I remember being shocked when I discovered that according to many, there was something wrong with my sister because of who she was born to love. It amazed me that anyone could believe there was one set way to form a loving relationship. It totally freaked me out that anyone would insist another person be denied a fundamental part of who they are. The forcing of this social construct breaks spirits and ruins lives, everyday, all around the world. I never have figured it out to this day. It seems to me to be as natural as breathing that some women love women, some men love men and some people love both. Why not?
It was horrific when mom finally did find out that my sister loves women. “You little queer” she’d snarl. “Your sister’s a pervert and you’re a boy-crazy little hussy” she’d say, as though she were imparting motherly wisdom. I can’t quite remember how it all came out or even when, exactly, as I was having my own teen troubles in those days, but I do remember the knock-down, drag-out fights and the terrible things mom said to her. Mom eventually came round to an extent; although it was clear to me it was only because she clung to the hope that it was a passing phase.
At least once a week she’d ask, “Do you think your sister might meet a rich man one day and settle down?”
“Mom, only if that man is a woman” I’d reply. That would be her cue to launch into a tirade about whatever was bugging her about me that particular day. ~sigh~
I eventually followed my sister on to Kent State University, where I opted to share an apartment with her and her lover. They were having problems so I only stayed there until I’d made some friends of my own and moved into another off-campus house. We stayed close though; I joined Kent Gay/Lesbian Foundation with her, and she took me out drinking to her favourite gay bars. After a few years, our lives began to drift apart; she moved away from Kent and I eventually moved to New York City. The last time I saw her was when she drove from Ohio to Upstate New York to visit with me, my husband and daughter one last time before we moved to the UK.
We stayed in sporadic contact across the ocean. As our mother aged, she grew more and more bitter and the buried homophobia began to raise its ugly head again. She began using on my sister the emotional blackmail techniques she’d honed on me. My sister grew increasingly resentful that I’d left the country, leaving her with sole responsibility of our mom, as she saw it. Suddenly I was the Golden Child as distance enabled my mother to see me through rose-tinted glasses and my sister was left behind to take all the bile mother had to dish out.

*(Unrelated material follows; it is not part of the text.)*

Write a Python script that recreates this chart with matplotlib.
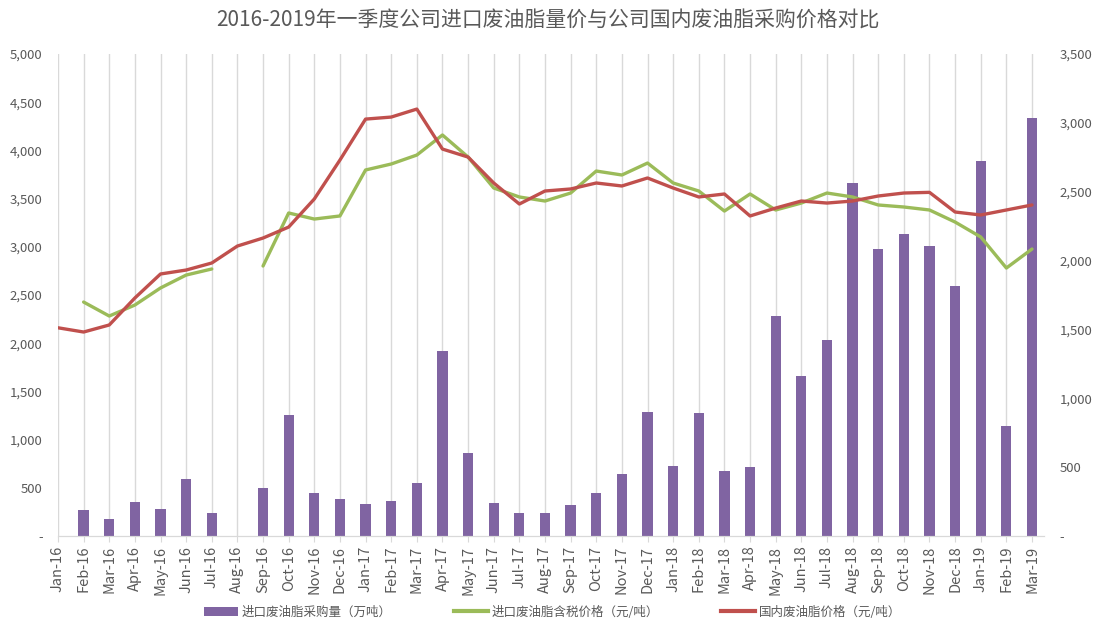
import numpy as np
import matplotlib
matplotlib.use("Agg")
import matplotlib.pyplot as plt
from matplotlib.patches import Patch
from matplotlib.lines import Line2D

plt.rcParams['font.family'] = ['Noto Sans CJK SC', 'DejaVu Sans']

# 月份
months = ['Jan-16', 'Feb-16', 'Mar-16', 'Apr-16', 'May-16', 'Jun-16', 'Jul-16', 'Aug-16',
          'Sep-16', 'Oct-16', 'Nov-16', 'Dec-16', 'Jan-17', 'Feb-17', 'Mar-17', 'Apr-17',
          'May-17', 'Jun-17', 'Jul-17', 'Aug-17', 'Sep-17', 'Oct-17', 'Nov-17', 'Dec-17',
          'Jan-18', 'Feb-18', 'Mar-18', 'Apr-18', 'May-18', 'Jun-18', 'Jul-18', 'Aug-18',
          'Sep-18', 'Oct-18', 'Nov-18', 'Dec-18', 'Jan-19', 'Feb-19', 'Mar-19']

# 进口废油脂采购量（右轴）
volume = [0, 186, 126, 247, 194, 412, 165, 0,
          346, 879, 310, 266, 232, 254, 385, 1345,
          605, 242, 167, 167, 228, 315, 450, 903,
          508, 895, 472, 503, 1597, 1159, 1423, 2566,
          2082, 2193, 2108, 1818, 2723, 797, 3037]

# 进口废油脂含税价格（左轴），Jan-16 和 Aug-16 缺失
import_price = [np.nan, 2427, 2282, 2396, 2573, 2707, 2770, np.nan,
                2801, 3351, 3288, 3320, 3797, 3859, 3952, 4160,
                3931, 3610, 3517, 3475, 3558, 3786, 3745, 3869,
                3662, 3579, 3371, 3548, 3382, 3454, 3558, 3517,
                3434, 3413, 3382, 3257, 3102, 2780, 2977]

# 国内废油脂价格（左轴）
domestic_price = [2160, 2116, 2189, 2469, 2718, 2759, 2832, 3008,
                  3091, 3205, 3496, 3900, 4325, 4346, 4429, 4014,
                  3931, 3662, 3444, 3579, 3600, 3662, 3631, 3714,
                  3610, 3517, 3548, 3320, 3402, 3475, 3454, 3475,
                  3527, 3558, 3565, 3361, 3330, 3382, 3434]

purple = '#8064A2'
green = '#9BBB59'
red = '#C0504D'
gray_txt = '#595959'
grid_c = '#D9D9D9'

x = np.arange(len(months))

fig = plt.figure(figsize=(10.96, 6.21), dpi=100)
ax = fig.add_axes([0.0529, 0.1369, 0.8997, 0.7761])
axr = ax.twinx()

# 柱状图放在右轴，画在折线下面
ax.set_zorder(axr.get_zorder() + 1)
ax.patch.set_visible(False)

for xi in x:
    axr.axvline(xi, color=grid_c, lw=1, zorder=0)
axr.bar(x, volume, width=0.4, color=purple, zorder=2)

ax.plot(x, import_price, color=green, lw=2.4, solid_capstyle='round')
ax.plot(x, domestic_price, color=red, lw=2.4, solid_capstyle='round')

ax.set_xlim(0, 38.47)
ax.set_ylim(0, 5000)
axr.set_ylim(0, 3500)

def fmt(v):
    return '-' if v == 0 else f'{int(v):,}'

lt = np.arange(0, 5001, 500)
ax.set_yticks(lt)
ax.set_yticklabels([fmt(v) for v in lt])
rt = np.arange(0, 3501, 500)
axr.set_yticks(rt)
axr.set_yticklabels([fmt(v) for v in rt])

ax.set_xticks(x)
ax.set_xticklabels(months, rotation=90, fontsize=10.5, color=gray_txt)

ax.tick_params(axis='y', length=0, labelsize=9.5, labelcolor=gray_txt, pad=11)
axr.tick_params(axis='y', length=0, labelsize=9.5, labelcolor=gray_txt, pad=11)
ax.tick_params(axis='x', length=4, color=grid_c, pad=3)

for a in (ax, axr):
    for s in ('top', 'left', 'right'):
        a.spines[s].set_visible(False)
    a.spines['bottom'].set_color(grid_c)

fig.suptitle('2016-2019年一季度公司进口废油脂量价与公司国内废油脂采购价格对比',
             fontsize=15, color=gray_txt, y=0.985)

handles = [Patch(facecolor=purple),
           Line2D([0], [0], color=green, lw=3),
           Line2D([0], [0], color=red, lw=3)]
labels = ['进口废油脂采购量（万吨）', '进口废油脂含税价格（元/吨）', '国内废油脂价格（元/吨）']
fig.legend(handles, labels, loc='center', bbox_to_anchor=(0.504, 0.0145), ncol=3,
           frameon=False, fontsize=9, labelcolor=gray_txt, handlelength=2.7,
           handleheight=0.7, columnspacing=5.0, handletextpad=0.3)

fig.savefig('out.png', dpi=100)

It’s been over ten years now since I talked to my sister. Thankfully, our last telephone conversation was a friendly one, but she’d been recently disowned by our mother and she soon thereafter disappeared. Our mother doesn’t know and doesn’t care where she is and our (much older and also disowned) brother can’t be bothered to look. I’ve tried to find her again and again on the internet, but with a last name like Smith, it’s like looking for a needle in a haystack. I’ve had a bit of help from a friend, but all leads have been dead-ends. She taught me a lot about life and love and I'd like to thank her – in person - some day. Her niece and I miss her.